A Black woman’s beauty is not decoration; it is inheritance. It is the visible echo of queens, mothers, warriors, and survivors who carried life through centuries of fire and still emerged luminous. Her beauty is not manufactured by trends, filters, or foreign standards. It is ancestral, spiritual, and enduring.
Her skin holds history. Every shade—from honey to mahogany to obsidian—tells a story of sunlight, resilience, and divine design. It is melanin as memory, protection, and power. It absorbs the world and reflects dignity.
Her hair is a crown. Whether coiled, braided, loc’d, waved, wrapped, or free, it is a living language. Each texture speaks of creativity, adaptability, and cultural genius. What once was shamed is now recognized as sacred geometry.
Her eyes carry depth. They hold generations of wisdom, laughter, grief, and prayer.

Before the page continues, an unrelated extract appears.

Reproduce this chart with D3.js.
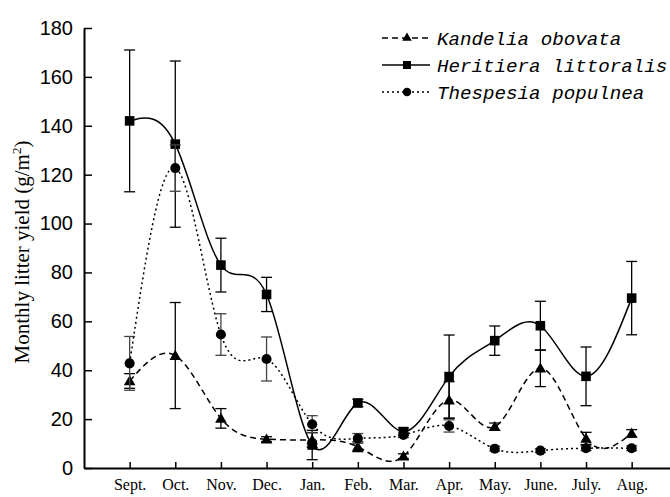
<!DOCTYPE html>
<html>
<head>
<meta charset="utf-8">
<script src="https://cdn.jsdelivr.net/npm/d3@7"></script>
<style>
  body { margin: 0; background: #fff; }
  svg { display: block; }
</style>
</head>
<body>
<div id="chart"></div>
<script>

// month categories
var months = ["Sept.", "Oct.", "Nov.", "Dec.", "Jan.", "Feb.", "Mar.", "Apr.", "May.", "June.", "July.", "Aug."];

// Kandelia obovata
var kandelia    = [35.6, 46, 20.3, 11.8, 11.5, 8.7, 4.8, 27.8, 16.9, 40.8, 12.1, 14.2];
var kandeliaErr = [3, 21.7, 4, 1, 3, 2, 1, 7.5, 1.5, 7.5, 2.5, 1.5];

// Heritiera littoralis
var heritiera    = [142, 132.5, 83, 71, 9.4, 26.6, 14.9, 37.4, 52.1, 58.2, 37.5, 69.5];
var heritieraErr = [29, 34, 11, 7, 6, 1.5, 1.5, 17, 6, 10, 12, 15];

// Thespesia populnea
var thespesia    = [42.8, 122.7, 54.6, 44.6, 17.9, 12.1, 13.5, 17.2, 7.9, 7.1, 8.1, 8.1];
var thespesiaErr = [11, 9.5, 8.5, 9, 3.5, 2, 1, 2.5, 1, 0.8, 1, 1];

var yTicks = [0, 20, 40, 60, 80, 100, 120, 140, 160, 180];

var width = 670, height = 497;

var svg = d3.select("#chart").append("svg")
	.attr("width", width)
	.attr("height", height);

var x = d3.scalePoint()
	.domain(months)
	.range([84, 677.3])
	.padding(1);

var y = d3.scaleLinear()
	.domain([0, 180])
	.range([468, 28]);

// series definitions
var series = [
	{ name: "Kandelia obovata", values: kandelia, err: kandeliaErr, dash: "6,4", symbol: d3.symbolTriangle, size: 58, errColor: "#000" },
	{ name: "Heritiera littoralis", values: heritiera, err: heritieraErr, dash: null, symbol: d3.symbolSquare, size: 92, errColor: "#000" },
	{ name: "Thespesia populnea", values: thespesia, err: thespesiaErr, dash: "2,3", symbol: d3.symbolCircle, size: 80, errColor: "#444" }
];

// axes
var yAxis = d3.axisLeft(y)
	.tickValues(yTicks)
	.tickSizeInner(-8)
	.tickSizeOuter(0)
	.tickPadding(11);

var gy = svg.append("g")
	.attr("transform", "translate(84,0)")
	.call(yAxis);
gy.select(".domain").attr("stroke-width", 2);
gy.selectAll(".tick line").attr("stroke-width", 1.5);
gy.selectAll("text")
	.attr("font-family", "'Liberation Sans', Arial, sans-serif")
	.attr("font-size", "20px")
	.attr("fill", "#000");

var xAxis = d3.axisBottom(x)
	.tickSizeInner(-6)
	.tickSizeOuter(0)
	.tickPadding(11);

var gx = svg.append("g")
	.attr("transform", "translate(0,468)")
	.call(xAxis);
gx.select(".domain").attr("stroke-width", 2);
gx.selectAll(".tick line").attr("stroke-width", 1.5);
gx.selectAll("text")
	.attr("y", 22)
	.attr("dy", 0)
	.attr("font-family", "'Liberation Serif', 'Times New Roman', serif")
	.attr("font-size", "16px")
	.attr("fill", "#000");

// y label
var ylab = svg.append("text")
	.attr("transform", "translate(29,252) rotate(-90)")
	.attr("text-anchor", "middle")
	.attr("font-family", "'Liberation Serif', 'Times New Roman', serif")
	.attr("font-size", "21px")
	.attr("fill", "#000");
ylab.append("tspan").text("Monthly litter yield (g/m");
ylab.append("tspan").attr("font-size", "13px").attr("dy", -8).text("2");
ylab.append("tspan").attr("dy", 8).text(")");

var line = d3.line()
	.x(function(d, i) { return x(months[i]); })
	.y(function(d) { return y(d); })
	.curve(d3.curveNatural);

series.forEach(function(s) {
	var g = svg.append("g");

	// error bars
	var eb = g.selectAll("g.err")
		.data(s.values)
		.enter().append("g")
		.attr("stroke", s.errColor)
		.attr("stroke-width", 1.3);
	eb.append("line")
		.attr("x1", function(d, i) { return x(months[i]); })
		.attr("x2", function(d, i) { return x(months[i]); })
		.attr("y1", function(d, i) { return y(d - s.err[i]); })
		.attr("y2", function(d, i) { return y(d + s.err[i]); });
	eb.append("line")
		.attr("x1", function(d, i) { return x(months[i]) - 5.5; })
		.attr("x2", function(d, i) { return x(months[i]) + 5.5; })
		.attr("y1", function(d, i) { return y(d - s.err[i]); })
		.attr("y2", function(d, i) { return y(d - s.err[i]); });
	eb.append("line")
		.attr("x1", function(d, i) { return x(months[i]) - 5.5; })
		.attr("x2", function(d, i) { return x(months[i]) + 5.5; })
		.attr("y1", function(d, i) { return y(d + s.err[i]); })
		.attr("y2", function(d, i) { return y(d + s.err[i]); });

	// curve
	g.append("path")
		.datum(s.values)
		.attr("d", line)
		.attr("fill", "none")
		.attr("stroke", "#000")
		.attr("stroke-width", 1.5)
		.attr("stroke-dasharray", s.dash);

	// markers
	g.selectAll("path.mark")
		.data(s.values)
		.enter().append("path")
		.attr("class", "mark")
		.attr("d", d3.symbol().type(s.symbol).size(s.size))
		.attr("transform", function(d, i) {
			var dy = s.symbol === d3.symbolTriangle ? 1 : 0;
			return "translate(" + x(months[i]) + "," + (y(d) + dy) + ")";
		})
		.attr("fill", "#000");
});

// legend
var legend = svg.append("g");
series.forEach(function(s, i) {
	var ly = 38 + i * 27;
	legend.append("line")
		.attr("x1", 382).attr("x2", 430)
		.attr("y1", ly).attr("y2", ly)
		.attr("stroke", "#000")
		.attr("stroke-width", 1.5)
		.attr("stroke-dasharray", s.dash);
	legend.append("path")
		.attr("d", d3.symbol().type(s.symbol).size(s.size * 0.7))
		.attr("transform", "translate(407," + ly + ")")
		.attr("fill", "#000");
	legend.append("text")
		.attr("x", 437)
		.attr("y", ly)
		.attr("dy", "0.35em")
		.attr("font-family", "'Liberation Mono', 'DejaVu Sans Mono', monospace")
		.attr("font-style", "italic")
		.attr("font-size", "19.2px")
		.attr("fill", "#000")
		.text(s.name);
});

</script>
</body>
</html>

A Black woman does not merely look—she sees. She perceives what is unspoken and feels what is unseen.
Her body is rhythm. It remembers drums even when silence tries to erase them. It moves with memory, grace, and authority. Not for consumption, but for expression.
Her beauty is not fragile. It has endured enslavement, erasure, stereotypes, and systems designed to diminish it. Yet it still stands—soft and unbreakable at the same time.
Her voice is beauty. In tone, in cadence, in truth. It can soothe, command, nurture, correct, and heal. It carries both lullabies and revolutions.
Her beauty is intellectual. It shines in thought, in curiosity, in brilliance. A Black woman’s mind is as radiant as her face, and often more dangerous to systems built on ignorance.
Her beauty is spiritual. It is prayer in motion. It is faith under pressure. It is grace that refuses to disappear even when the world tries to make it invisible.
A Black woman’s beauty is not a trend. It is not a season. It is not a phase of representation. It is permanent.
She is not beautiful because she is desired.
She is desired because she is beautiful.
And her beauty does not need permission to exist.